Introduction: A Case Study from Arizona
This guide is a joint project of Institute for the Future, The Elections Group, and the Brennan Center for Justice.
As potential artificial intelligence threats to elections have grown increasingly dire, many election officials worry that they have little awareness of the risks, nor practical guidance for how to prepare for this new technology and the threats it poses to election security. In particular, they feel limited in their ability to communicate with voters about possible AI-driven disruptions to the 2024 elections. In recent weeks, the Cybersecurity and Infrastructure Security Agency (CISA) provided election officials with a risk analysis that details ways in which AI might be used maliciously against election processes, offices, officials, and vendors and provides invaluable suggestions for mitigating these risks. CISA also released an assessment of foreign malign influence operations targeting elections, including how foreign adversaries might leverage AI, which similarly included suggestions for countering such threats.
Mere awareness of the ways that AI might threaten elections is no substitute for actually seeing how it could do so. On December 15–16, 2023, the office of Arizona Secretary of State Adrian Fontes, in collaboration with the Brennan Center, the Elections Group, and the Institute for the Future, conducted a first-of-its-kind tabletop exercise on how AI could disrupt election operations in 2024. The goal of this exercise was to prepare officials at all levels of government for AI-generated or supported attacks against election offices and infrastructure.
This two-day tabletop exercise was a crisis scenario planning exercise in which participants practiced responding to simulated emergency situations. Among the scenarios were an attempt to harvest county office login credentials using AI-generated emails and text messages that appeared to be from the state’s election security office; an audio deepfake from a state official directing offices to keep polling locations open because of a nonexistent court order; and AI-generated photos that purported to show an election official involved in criminal activity circulating on social media. In all cases, the AI tools used were available on the web for free or at low cost and did not require special technical skills to operate. AI tools were used in other ways during the tabletop exercise as well, including to create deepfake videos using material from the secretary of state’s X (formerly Twitter) account.
The tabletop exercise included participants from 14 of 15 Arizona counties, including county election officials and representatives from county information technology (IT) offices, law enforcement, emergency management services, federal and state agencies (such as CISA and the National Guard), and other members of the elections community. Most participants were broken into 10 teams of 8 to 10 people each. Most approached the exercises from the vantage point of their current employment (e.g., county recorder, emergency manager, information officer, or board of supervisors member). Each team was given a fake county name and its own table. There were individual teams for secretary of state employees, law enforcement, and vendors.
At the beginning of the first day, participants were given a budget to purchase security and resiliency items, ranging from anti-phishing training to backup communications capability (for phone and internet) to multifactor authentication systems. Their budgets were intentionally not enough to pay for all the security and resiliency measures that were offered. The scenarios each team faced were recalibrated based on the risks they used their budgets to mitigate. For example, if a team purchased anti-phishing training, then the phishing scenario and consequences were removed from that table’s experience. At the end of each day, participants debriefed on lessons learned and additional steps they might have taken to prepare for and address the emergency scenarios.

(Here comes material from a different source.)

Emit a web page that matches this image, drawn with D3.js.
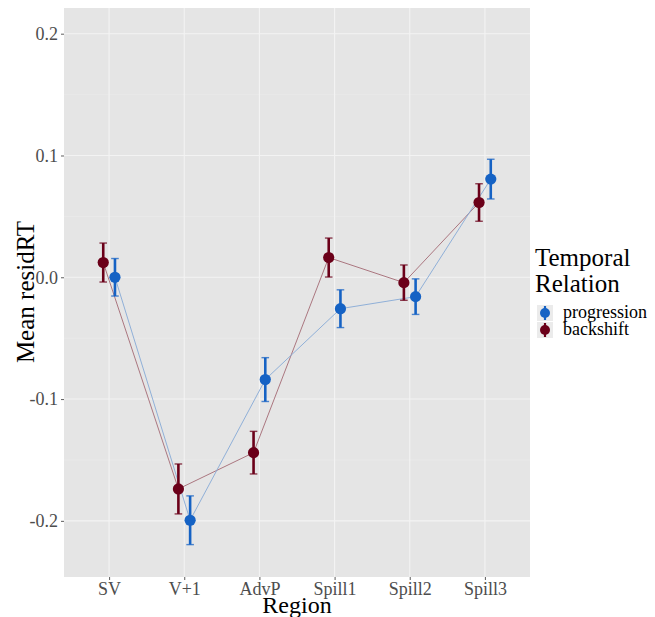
<!DOCTYPE html>
<html>
<head>
<meta charset="utf-8">
<script src="https://cdn.jsdelivr.net/npm/d3@7"></script>
<style>
  body { margin: 0; background: #fff; }
</style>
</head>
<body>
<svg id="chart" width="655" height="617"></svg>
<script>
// data
const regions = ["SV", "V+1", "AdvP", "Spill1", "Spill2", "Spill3"];
const groups = ["progression", "backshift"];
const progressionMean = [0.000, -0.1995, -0.084, -0.0258, -0.0159, 0.0806];
const progressionSE = [0.0154, 0.0200, 0.0180, 0.0155, 0.0146, 0.0163];
const backshiftMean = [0.0121, -0.1738, -0.1440, 0.0162, -0.0044, 0.0614];
const backshiftSE = [0.0160, 0.0205, 0.0175, 0.0160, 0.0145, 0.0154];
const yTicks = [-0.2, -0.1, 0.0, 0.1, 0.2];
const yMinor = [-0.15, -0.05, 0.05, 0.15];

const serif = "Liberation Serif, DejaVu Serif, serif";
const colors = { progression: "#1562c4", backshift: "#6b0019" };
const lineColors = { progression: "#86a9d6", backshift: "#a46a74" };
const dodge = { progression: 0.078, backshift: -0.078 };

const series = [
  { key: "backshift", mean: backshiftMean, se: backshiftSE },
  { key: "progression", mean: progressionMean, se: progressionSE }
];

const svg = d3.select("#chart").attr("font-family", serif);
const panel = { left: 64, right: 530, top: 8, bottom: 577 };

let x = d3.scalePoint()
  .domain(regions)
  .range([panel.left, panel.right])
  .padding(0.6);

let y = d3.scaleLinear()
  .domain([-0.2461, 0.2211])
  .range([panel.bottom, panel.top]);

let xPos = (i, key) => x(regions[i]) + dodge[key] * x.step();

svg.append("rect")
  .attr("x", panel.left).attr("y", panel.top)
  .attr("width", panel.right - panel.left)
  .attr("height", panel.bottom - panel.top)
  .attr("fill", "#e5e5e5");

let grid = svg.append("g");
grid.selectAll(".minor").data(yMinor).enter().append("line")
  .attr("x1", panel.left).attr("x2", panel.right)
  .attr("y1", d => y(d)).attr("y2", d => y(d))
  .attr("stroke", "#ededed").attr("stroke-width", 0.6);
grid.selectAll(".major").data(yTicks).enter().append("line")
  .attr("x1", panel.left).attr("x2", panel.right)
  .attr("y1", d => y(d)).attr("y2", d => y(d))
  .attr("stroke", "#f3f3f3").attr("stroke-width", 1.1);
grid.selectAll(".xmajor").data(regions).enter().append("line")
  .attr("y1", panel.top).attr("y2", panel.bottom)
  .attr("x1", d => x(d)).attr("x2", d => x(d))
  .attr("stroke", "#f3f3f3").attr("stroke-width", 1.1);

// connecting lines
let line = d3.line()
  .x(d => d[0])
  .y(d => y(d[1]));

series.forEach(s => {
  svg.append("path")
    .datum(s.mean.map((m, i) => [xPos(i, s.key), m]))
    .attr("d", line)
    .attr("fill", "none")
    .attr("stroke", lineColors[s.key])
    .attr("stroke-width", 0.9);
});

// error bars and points
series.forEach(s => {
  let g = svg.append("g");
  s.mean.forEach((m, i) => {
    let cx = xPos(i, s.key);
    g.append("line")
      .attr("x1", cx).attr("x2", cx)
      .attr("y1", y(m - s.se[i])).attr("y2", y(m + s.se[i]))
      .attr("stroke", colors[s.key]).attr("stroke-width", 2.6);
    [m - s.se[i], m + s.se[i]].forEach(v => {
      g.append("line")
        .attr("x1", cx - 3.8).attr("x2", cx + 3.8)
        .attr("y1", y(v)).attr("y2", y(v))
        .attr("stroke", colors[s.key]).attr("stroke-width", 1.4)
        .attr("stroke-opacity", 0.75);
    });
    g.append("circle")
      .attr("cx", cx).attr("cy", y(m)).attr("r", 5.6)
      .attr("fill", colors[s.key]);
  });
});

// axes
let yAxis = svg.append("g")
  .attr("transform", "translate(" + panel.left + ",0)")
  .call(d3.axisLeft(y).tickValues(yTicks).tickSize(3).tickPadding(3))
  .attr("font-family", serif);
yAxis.select(".domain").remove();
yAxis.selectAll(".tick line").attr("stroke", "#333").attr("stroke-width", 0.8);
yAxis.selectAll(".tick text").attr("fill", "#4d4d4d").attr("font-size", 18)
  .text(d => d3.format(".1f")(d).replace("−", "-"));

let xAxis = svg.append("g")
  .attr("transform", "translate(0," + panel.bottom + ")")
  .call(d3.axisBottom(x).tickSize(3).tickPadding(2))
  .attr("font-family", serif);
xAxis.select(".domain").remove();
xAxis.selectAll(".tick line").attr("stroke", "#333").attr("stroke-width", 0.8);
xAxis.selectAll(".tick text").attr("fill", "#4d4d4d").attr("font-size", 18);

svg.append("text")
  .attr("transform", "translate(34,292) rotate(-90)")
  .attr("text-anchor", "middle")
  .attr("font-size", 25)
  .text("Mean residRT");

svg.append("text")
  .attr("x", 297).attr("y", 613)
  .attr("text-anchor", "middle")
  .attr("font-size", 24)
  .text("Region");

// legend
let legend = svg.append("g").attr("transform", "translate(535,0)");
legend.append("text").attr("x", 0).attr("y", 266).attr("font-size", 25).text("Temporal");
legend.append("text").attr("x", 0).attr("y", 292).attr("font-size", 25).text("Relation");

groups.forEach((k, i) => {
  let cy = 313 + i * 17;
  legend.append("rect")
    .attr("x", 2).attr("y", cy - 8).attr("width", 16).attr("height", 16)
    .attr("fill", "#ebebeb");
  legend.append("line")
    .attr("x1", 10).attr("x2", 10).attr("y1", cy - 7).attr("y2", cy + 7)
    .attr("stroke", colors[k]).attr("stroke-width", 2.2);
  legend.append("circle")
    .attr("cx", 10).attr("cy", cy).attr("r", 5)
    .attr("fill", colors[k]);
  legend.append("text")
    .attr("x", 28).attr("y", cy + 5)
    .attr("font-size", 18)
    .text(k);
});
</script>
</body>
</html>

For the most part, participants did not learn that deepfakes and other AI-generated material were inauthentic or AI-generated until the end of the second day. But skepticism about what could be trusted grew over the course of the two days, and by the second day, many participants were asking for credentials when contacted and using group chats they created with the secretary of state’s office and law enforcement to confirm the accuracy of information they were receiving.
This scenario planner will delve deeper into the lessons that participants learned during the tabletop exercise to help their counterparts around the country understand, identify, prepare for, and respond to various AI-related threats that may arise during the upcoming elections. One major insight was the importance of reinforcing fundamental security measures, such as implementing multifactor authentication, securing essential communication channels, conducting regular impersonation checks, and creating rapid-response communications plans. As Harvard University professor Bruce Schneier has noted, artificial intelligence will increase the “speed, scale, scope, and sophistication” of threats to our democracy. Put another way, many of the threats are not new, but they could become more dangerous in the rapidly evolving AI environment.
The scenarios participants faced during the tabletop exercise were frightening for their realism but also reassuring, making clear that election officials and others already have many tools at their disposal to combat AI threats. As one participant put it, “I appreciated learning about AI threats and experiencing the mock [scenarios] that may happen. The chaos was disorienting at first but easier to deal with by the second day.” Michael Moore, the secretary of state’s chief information security officer, emphasized that these kinds of exercises are exactly what election officials and those supporting them need in the coming months, noting that “AI is going to increase the quality, quantity, and urgency of [mis-, dis-, and malinformation]. Training events like this are one of the best ways we can ensure we are ready for what’s coming.”